Work to complete:
Copy the lines of the data below exactly, starting at the first and stopping after the line that contains "(eclname) at (398,420)"; include no pictures.

Material provided:
____

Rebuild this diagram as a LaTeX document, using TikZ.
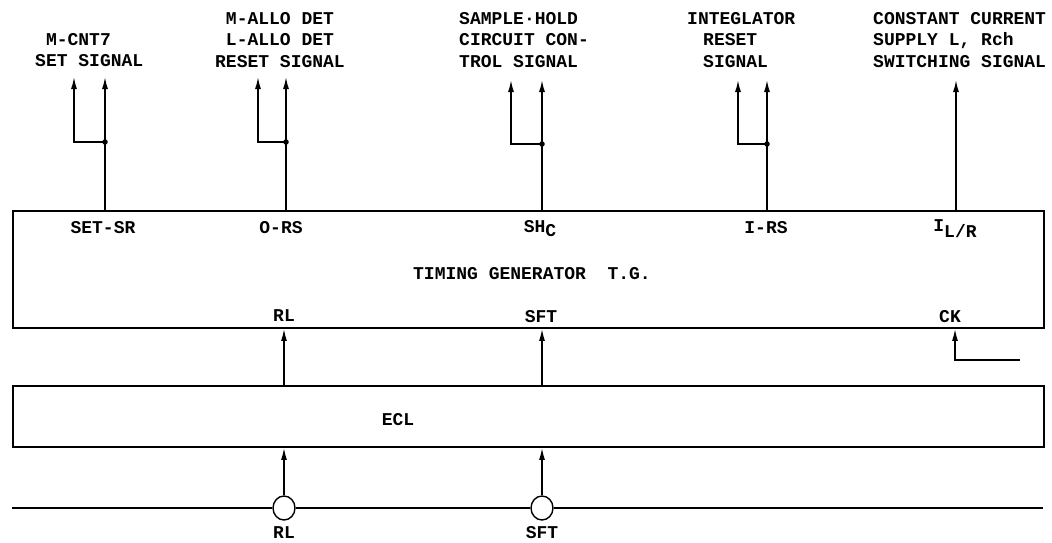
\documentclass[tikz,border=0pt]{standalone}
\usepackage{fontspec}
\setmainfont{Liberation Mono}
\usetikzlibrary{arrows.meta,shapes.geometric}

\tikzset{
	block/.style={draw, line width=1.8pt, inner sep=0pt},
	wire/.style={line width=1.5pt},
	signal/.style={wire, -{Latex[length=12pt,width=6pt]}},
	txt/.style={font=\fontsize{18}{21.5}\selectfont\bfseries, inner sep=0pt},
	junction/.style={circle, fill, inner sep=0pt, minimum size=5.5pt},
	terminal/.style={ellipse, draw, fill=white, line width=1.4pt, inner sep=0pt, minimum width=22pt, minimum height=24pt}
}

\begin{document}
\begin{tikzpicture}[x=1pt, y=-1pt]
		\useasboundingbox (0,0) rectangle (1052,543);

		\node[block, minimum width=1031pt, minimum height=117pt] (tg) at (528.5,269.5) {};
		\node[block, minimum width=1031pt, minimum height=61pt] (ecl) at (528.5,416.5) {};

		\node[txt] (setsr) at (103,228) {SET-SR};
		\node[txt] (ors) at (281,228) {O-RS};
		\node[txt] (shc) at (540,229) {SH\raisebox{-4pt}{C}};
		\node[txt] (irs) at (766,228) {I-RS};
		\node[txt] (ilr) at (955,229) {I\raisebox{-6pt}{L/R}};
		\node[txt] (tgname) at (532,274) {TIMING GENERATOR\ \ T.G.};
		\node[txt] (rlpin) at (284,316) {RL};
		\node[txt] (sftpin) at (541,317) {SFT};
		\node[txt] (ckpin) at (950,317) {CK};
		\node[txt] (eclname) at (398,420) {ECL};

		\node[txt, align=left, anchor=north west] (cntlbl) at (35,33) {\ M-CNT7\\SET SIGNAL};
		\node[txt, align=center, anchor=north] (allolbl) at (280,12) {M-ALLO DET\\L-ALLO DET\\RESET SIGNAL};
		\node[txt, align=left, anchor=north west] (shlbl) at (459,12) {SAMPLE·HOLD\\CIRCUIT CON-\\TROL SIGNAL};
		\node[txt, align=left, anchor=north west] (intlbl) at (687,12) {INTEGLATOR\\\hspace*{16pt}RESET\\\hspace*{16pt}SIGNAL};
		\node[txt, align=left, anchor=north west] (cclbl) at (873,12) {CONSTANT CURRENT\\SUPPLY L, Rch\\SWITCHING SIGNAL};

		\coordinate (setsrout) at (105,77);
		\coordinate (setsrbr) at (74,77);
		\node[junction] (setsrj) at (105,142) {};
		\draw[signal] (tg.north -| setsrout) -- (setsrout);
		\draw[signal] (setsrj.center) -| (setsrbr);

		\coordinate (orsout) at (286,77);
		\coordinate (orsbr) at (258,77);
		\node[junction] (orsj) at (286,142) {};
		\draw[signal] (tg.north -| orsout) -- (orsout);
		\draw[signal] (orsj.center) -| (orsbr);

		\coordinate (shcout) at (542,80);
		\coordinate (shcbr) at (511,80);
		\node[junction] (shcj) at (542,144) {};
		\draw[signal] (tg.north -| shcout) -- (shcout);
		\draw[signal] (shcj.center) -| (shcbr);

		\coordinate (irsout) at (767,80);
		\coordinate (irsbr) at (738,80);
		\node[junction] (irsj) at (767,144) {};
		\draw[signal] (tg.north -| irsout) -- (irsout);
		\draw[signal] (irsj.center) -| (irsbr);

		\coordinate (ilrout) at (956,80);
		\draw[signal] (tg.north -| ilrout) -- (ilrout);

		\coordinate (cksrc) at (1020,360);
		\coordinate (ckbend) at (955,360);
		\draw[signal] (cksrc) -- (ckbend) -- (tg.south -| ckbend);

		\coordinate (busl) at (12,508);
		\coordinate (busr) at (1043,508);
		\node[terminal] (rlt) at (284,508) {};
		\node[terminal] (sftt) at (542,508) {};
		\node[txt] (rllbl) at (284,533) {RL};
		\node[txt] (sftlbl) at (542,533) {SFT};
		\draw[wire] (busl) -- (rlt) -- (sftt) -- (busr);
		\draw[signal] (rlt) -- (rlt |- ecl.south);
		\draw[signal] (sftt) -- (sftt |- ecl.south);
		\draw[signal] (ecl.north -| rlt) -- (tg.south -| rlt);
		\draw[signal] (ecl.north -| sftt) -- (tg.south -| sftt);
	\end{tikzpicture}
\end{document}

____

Correct output:
Rebuild this diagram as a LaTeX document, using TikZ.
\documentclass[tikz,border=0pt]{standalone}
\usepackage{fontspec}
\setmainfont{Liberation Mono}
\usetikzlibrary{arrows.meta,shapes.geometric}

\tikzset{
	block/.style={draw, line width=1.8pt, inner sep=0pt},
	wire/.style={line width=1.5pt},
	signal/.style={wire, -{Latex[length=12pt,width=6pt]}},
	txt/.style={font=\fontsize{18}{21.5}\selectfont\bfseries, inner sep=0pt},
	junction/.style={circle, fill, inner sep=0pt, minimum size=5.5pt},
	terminal/.style={ellipse, draw, fill=white, line width=1.4pt, inner sep=0pt, minimum width=22pt, minimum height=24pt}
}

\begin{document}
\begin{tikzpicture}[x=1pt, y=-1pt]
		\useasboundingbox (0,0) rectangle (1052,543);

		\node[block, minimum width=1031pt, minimum height=117pt] (tg) at (528.5,269.5) {};
		\node[block, minimum width=1031pt, minimum height=61pt] (ecl) at (528.5,416.5) {};

		\node[txt] (setsr) at (103,228) {SET-SR};
		\node[txt] (ors) at (281,228) {O-RS};
		\node[txt] (shc) at (540,229) {SH\raisebox{-4pt}{C}};
		\node[txt] (irs) at (766,228) {I-RS};
		\node[txt] (ilr) at (955,229) {I\raisebox{-6pt}{L/R}};
		\node[txt] (tgname) at (532,274) {TIMING GENERATOR\ \ T.G.};
		\node[txt] (rlpin) at (284,316) {RL};
		\node[txt] (sftpin) at (541,317) {SFT};
		\node[txt] (ckpin) at (950,317) {CK};
		\node[txt] (eclname) at (398,420) {ECL};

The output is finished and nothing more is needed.